— Given exercise —
Could you output each line of the data that follows exactly?

++++ Dataset extract ++++

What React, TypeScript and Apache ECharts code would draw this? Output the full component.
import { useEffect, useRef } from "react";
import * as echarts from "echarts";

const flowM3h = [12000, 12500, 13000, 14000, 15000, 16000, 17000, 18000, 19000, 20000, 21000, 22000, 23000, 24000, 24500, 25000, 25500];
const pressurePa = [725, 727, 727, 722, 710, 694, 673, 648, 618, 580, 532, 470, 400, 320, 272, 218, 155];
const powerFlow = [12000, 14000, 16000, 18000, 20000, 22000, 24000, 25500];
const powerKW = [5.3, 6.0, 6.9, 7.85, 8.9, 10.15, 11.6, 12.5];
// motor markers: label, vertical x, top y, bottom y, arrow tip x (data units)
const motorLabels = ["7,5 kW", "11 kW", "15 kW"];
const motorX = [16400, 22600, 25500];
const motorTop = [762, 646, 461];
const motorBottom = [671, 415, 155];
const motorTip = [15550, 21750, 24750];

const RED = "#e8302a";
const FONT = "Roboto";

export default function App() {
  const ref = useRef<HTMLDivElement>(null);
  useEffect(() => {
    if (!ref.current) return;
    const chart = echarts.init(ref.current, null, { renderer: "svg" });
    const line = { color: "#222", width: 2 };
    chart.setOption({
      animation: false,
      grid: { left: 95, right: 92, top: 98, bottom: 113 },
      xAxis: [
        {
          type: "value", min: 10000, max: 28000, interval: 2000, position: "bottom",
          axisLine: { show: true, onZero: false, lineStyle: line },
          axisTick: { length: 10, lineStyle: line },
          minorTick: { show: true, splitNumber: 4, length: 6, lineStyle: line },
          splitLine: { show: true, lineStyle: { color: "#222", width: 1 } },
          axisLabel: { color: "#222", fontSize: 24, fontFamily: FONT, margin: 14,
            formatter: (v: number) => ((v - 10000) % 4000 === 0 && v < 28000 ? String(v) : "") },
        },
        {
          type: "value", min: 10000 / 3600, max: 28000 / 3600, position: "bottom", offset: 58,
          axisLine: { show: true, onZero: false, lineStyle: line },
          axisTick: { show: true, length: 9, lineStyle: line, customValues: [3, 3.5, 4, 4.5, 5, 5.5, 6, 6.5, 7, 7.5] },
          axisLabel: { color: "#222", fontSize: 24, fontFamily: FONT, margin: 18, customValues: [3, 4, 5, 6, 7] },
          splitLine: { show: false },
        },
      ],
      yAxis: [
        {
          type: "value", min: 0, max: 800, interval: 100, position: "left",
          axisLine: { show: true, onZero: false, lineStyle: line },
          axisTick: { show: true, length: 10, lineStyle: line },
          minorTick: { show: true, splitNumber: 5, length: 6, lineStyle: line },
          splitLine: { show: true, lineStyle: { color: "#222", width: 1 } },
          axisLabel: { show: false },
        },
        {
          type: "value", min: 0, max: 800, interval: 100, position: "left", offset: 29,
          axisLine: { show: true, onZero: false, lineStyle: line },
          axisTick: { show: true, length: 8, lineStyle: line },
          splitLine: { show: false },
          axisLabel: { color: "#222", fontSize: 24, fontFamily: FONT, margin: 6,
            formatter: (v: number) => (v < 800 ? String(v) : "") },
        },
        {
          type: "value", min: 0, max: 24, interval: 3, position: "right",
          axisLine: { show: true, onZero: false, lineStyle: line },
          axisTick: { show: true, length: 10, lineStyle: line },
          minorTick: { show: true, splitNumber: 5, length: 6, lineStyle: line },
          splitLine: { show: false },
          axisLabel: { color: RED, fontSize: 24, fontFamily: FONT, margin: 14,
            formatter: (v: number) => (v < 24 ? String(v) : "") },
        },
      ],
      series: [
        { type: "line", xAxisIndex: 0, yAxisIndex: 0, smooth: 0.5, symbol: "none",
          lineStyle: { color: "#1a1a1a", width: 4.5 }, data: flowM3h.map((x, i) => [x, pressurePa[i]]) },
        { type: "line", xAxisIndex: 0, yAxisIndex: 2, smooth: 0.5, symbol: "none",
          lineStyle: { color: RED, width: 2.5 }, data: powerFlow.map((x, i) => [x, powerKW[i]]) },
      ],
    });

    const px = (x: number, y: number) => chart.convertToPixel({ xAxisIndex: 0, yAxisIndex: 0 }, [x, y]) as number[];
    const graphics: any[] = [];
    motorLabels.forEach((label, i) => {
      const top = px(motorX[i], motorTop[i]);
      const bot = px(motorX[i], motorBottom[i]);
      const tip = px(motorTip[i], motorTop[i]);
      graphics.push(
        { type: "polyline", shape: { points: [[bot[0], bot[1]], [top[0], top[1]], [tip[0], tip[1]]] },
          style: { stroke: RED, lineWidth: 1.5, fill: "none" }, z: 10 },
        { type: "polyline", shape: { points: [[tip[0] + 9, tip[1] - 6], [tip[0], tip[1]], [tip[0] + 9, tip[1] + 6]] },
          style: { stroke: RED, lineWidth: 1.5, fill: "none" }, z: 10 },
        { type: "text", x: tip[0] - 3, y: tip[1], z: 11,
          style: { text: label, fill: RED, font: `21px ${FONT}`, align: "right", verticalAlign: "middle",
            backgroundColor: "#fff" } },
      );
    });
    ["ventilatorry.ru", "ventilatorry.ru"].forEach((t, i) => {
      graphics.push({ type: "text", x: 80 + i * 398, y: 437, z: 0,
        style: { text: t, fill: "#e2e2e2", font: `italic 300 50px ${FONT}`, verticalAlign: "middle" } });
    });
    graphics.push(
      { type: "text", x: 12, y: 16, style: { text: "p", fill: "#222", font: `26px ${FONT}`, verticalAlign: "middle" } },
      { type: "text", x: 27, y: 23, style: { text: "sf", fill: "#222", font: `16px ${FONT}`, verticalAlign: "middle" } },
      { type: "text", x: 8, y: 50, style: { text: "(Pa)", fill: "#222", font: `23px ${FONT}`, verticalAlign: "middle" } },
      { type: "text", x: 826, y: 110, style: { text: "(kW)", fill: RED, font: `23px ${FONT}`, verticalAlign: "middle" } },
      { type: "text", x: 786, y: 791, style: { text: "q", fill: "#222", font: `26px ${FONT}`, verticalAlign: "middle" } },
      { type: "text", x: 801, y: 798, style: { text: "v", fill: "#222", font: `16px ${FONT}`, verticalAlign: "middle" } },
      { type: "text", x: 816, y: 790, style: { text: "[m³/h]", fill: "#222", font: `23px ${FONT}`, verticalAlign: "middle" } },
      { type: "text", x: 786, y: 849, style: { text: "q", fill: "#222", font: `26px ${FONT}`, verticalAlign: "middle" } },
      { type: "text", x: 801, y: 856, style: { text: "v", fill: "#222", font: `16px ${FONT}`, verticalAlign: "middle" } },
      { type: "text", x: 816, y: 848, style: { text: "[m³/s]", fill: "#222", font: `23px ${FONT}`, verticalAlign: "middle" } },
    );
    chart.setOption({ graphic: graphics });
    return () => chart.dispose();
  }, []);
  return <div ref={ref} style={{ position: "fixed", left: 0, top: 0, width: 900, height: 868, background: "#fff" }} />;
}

++++

— Final result —
What React, TypeScript and Apache ECharts code would draw this? Output the full component.
import { useEffect, useRef } from "react";
import * as echarts from "echarts";

const flowM3h = [12000, 12500, 13000, 14000, 15000, 16000, 17000, 18000, 19000, 20000, 21000, 22000, 23000, 24000, 24500, 25000, 25500];
const pressurePa = [725, 727, 727, 722, 710, 694, 673, 648, 618, 580, 532, 470, 400, 320, 272, 218, 155];
const powerFlow = [12000, 14000, 16000, 18000, 20000, 22000, 24000, 25500];
const powerKW = [5.3, 6.0, 6.9, 7.85, 8.9, 10.15, 11.6, 12.5];
// motor markers: label, vertical x, top y, bottom y, arrow tip x (data units)
const motorLabels = ["7,5 kW", "11 kW", "15 kW"];
const motorX = [16400, 22600, 25500];
const motorTop = [762, 646, 461];
const motorBottom = [671, 415, 155];
const motorTip = [15550, 21750, 24750];

const RED = "#e8302a";
const FONT = "Roboto";

export default function App() {
  const ref = useRef<HTMLDivElement>(null);
  useEffect(() => {
    if (!ref.current) return;
    const chart = echarts.init(ref.current, null, { renderer: "svg" });
    const line = { color: "#222", width: 2 };
    chart.setOption({
      animation: false,
      grid: { left: 95, right: 92, top: 98, bottom: 113 },
      xAxis: [
        {
          type: "value", min: 10000, max: 28000, interval: 2000, position: "bottom",
          axisLine: { show: true, onZero: false, lineStyle: line },
          axisTick: { length: 10, lineStyle: line },
          minorTick: { show: true, splitNumber: 4, length: 6, lineStyle: line },
          splitLine: { show: true, lineStyle: { color: "#222", width: 1 } },
          axisLabel: { color: "#222", fontSize: 24, fontFamily: FONT, margin: 14,
            formatter: (v: number) => ((v - 10000) % 4000 === 0 && v < 28000 ? String(v) : "") },
        },
        {
          type: "value", min: 10000 / 3600, max: 28000 / 3600, position: "bottom", offset: 58,
          axisLine: { show: true, onZero: false, lineStyle: line },
          axisTick: { show: true, length: 9, lineStyle: line, customValues: [3, 3.5, 4, 4.5, 5, 5.5, 6, 6.5, 7, 7.5] },
          axisLabel: { color: "#222", fontSize: 24, fontFamily: FONT, margin: 18, customValues: [3, 4, 5, 6, 7] },
          splitLine: { show: false },
        },
      ],
      yAxis: [
        {
          type: "value", min: 0, max: 800, interval: 100, position: "left",
          axisLine: { show: true, onZero: false, lineStyle: line },
          axisTick: { show: true, length: 10, lineStyle: line },
          minorTick: { show: true, splitNumber: 5, length: 6, lineStyle: line },
          splitLine: { show: true, lineStyle: { color: "#222", width: 1 } },
          axisLabel: { show: false },
        },
        {
          type: "value", min: 0, max: 800, interval: 100, position: "left", offset: 29,
          axisLine: { show: true, onZero: false, lineStyle: line },
          axisTick: { show: true, length: 8, lineStyle: line },
          splitLine: { show: false },
          axisLabel: { color: "#222", fontSize: 24, fontFamily: FONT, margin: 6,
            formatter: (v: number) => (v < 800 ? String(v) : "") },
        },
        {
          type: "value", min: 0, max: 24, interval: 3, position: "right",
          axisLine: { show: true, onZero: false, lineStyle: line },
          axisTick: { show: true, length: 10, lineStyle: line },
          minorTick: { show: true, splitNumber: 5, length: 6, lineStyle: line },
          splitLine: { show: false },
          axisLabel: { color: RED, fontSize: 24, fontFamily: FONT, margin: 14,
            formatter: (v: number) => (v < 24 ? String(v) : "") },
        },
      ],
      series: [
        { type: "line", xAxisIndex: 0, yAxisIndex: 0, smooth: 0.5, symbol: "none",
          lineStyle: { color: "#1a1a1a", width: 4.5 }, data: flowM3h.map((x, i) => [x, pressurePa[i]]) },
        { type: "line", xAxisIndex: 0, yAxisIndex: 2, smooth: 0.5, symbol: "none",
          lineStyle: { color: RED, width: 2.5 }, data: powerFlow.map((x, i) => [x, powerKW[i]]) },
      ],
    });

    const px = (x: number, y: number) => chart.convertToPixel({ xAxisIndex: 0, yAxisIndex: 0 }, [x, y]) as number[];
    const graphics: any[] = [];
    motorLabels.forEach((label, i) => {
      const top = px(motorX[i], motorTop[i]);
      const bot = px(motorX[i], motorBottom[i]);
      const tip = px(motorTip[i], motorTop[i]);
      graphics.push(
        { type: "polyline", shape: { points: [[bot[0], bot[1]], [top[0], top[1]], [tip[0], tip[1]]] },
          style: { stroke: RED, lineWidth: 1.5, fill: "none" }, z: 10 },
        { type: "polyline", shape: { points: [[tip[0] + 9, tip[1] - 6], [tip[0], tip[1]], [tip[0] + 9, tip[1] + 6]] },
          style: { stroke: RED, lineWidth: 1.5, fill: "none" }, z: 10 },
        { type: "text", x: tip[0] - 3, y: tip[1], z: 11,
          style: { text: label, fill: RED, font: `21px ${FONT}`, align: "right", verticalAlign: "middle",
            backgroundColor: "#fff" } },
      );
    });
    ["ventilatorry.ru", "ventilatorry.ru"].forEach((t, i) => {
      graphics.push({ type: "text", x: 80 + i * 398, y: 437, z: 0,
        style: { text: t, fill: "#e2e2e2", font: `italic 300 50px ${FONT}`, verticalAlign: "middle" } });
    });
    graphics.push(
      { type: "text", x: 12, y: 16, style: { text: "p", fill: "#222", font: `26px ${FONT}`, verticalAlign: "middle" } },
      { type: "text", x: 27, y: 23, style: { text: "sf", fill: "#222", font: `16px ${FONT}`, verticalAlign: "middle" } },
      { type: "text", x: 8, y: 50, style: { text: "(Pa)", fill: "#222", font: `23px ${FONT}`, verticalAlign: "middle" } },
      { type: "text", x: 826, y: 110, style: { text: "(kW)", fill: RED, font: `23px ${FONT}`, verticalAlign: "middle" } },
      { type: "text", x: 786, y: 791, style: { text: "q", fill: "#222", font: `26px ${FONT}`, verticalAlign: "middle" } },
      { type: "text", x: 801, y: 798, style: { text: "v", fill: "#222", font: `16px ${FONT}`, verticalAlign: "middle" } },
      { type: "text", x: 816, y: 790, style: { text: "[m³/h]", fill: "#222", font: `23px ${FONT}`, verticalAlign: "middle" } },
      { type: "text", x: 786, y: 849, style: { text: "q", fill: "#222", font: `26px ${FONT}`, verticalAlign: "middle" } },
      { type: "text", x: 801, y: 856, style: { text: "v", fill: "#222", font: `16px ${FONT}`, verticalAlign: "middle" } },
      { type: "text", x: 816, y: 848, style: { text: "[m³/s]", fill: "#222", font: `23px ${FONT}`, verticalAlign: "middle" } },
    );
    chart.setOption({ graphic: graphics });
    return () => chart.dispose();
  }, []);
  return <div ref={ref} style={{ position: "fixed", left: 0, top: 0, width: 900, height: 868, background: "#fff" }} />;
}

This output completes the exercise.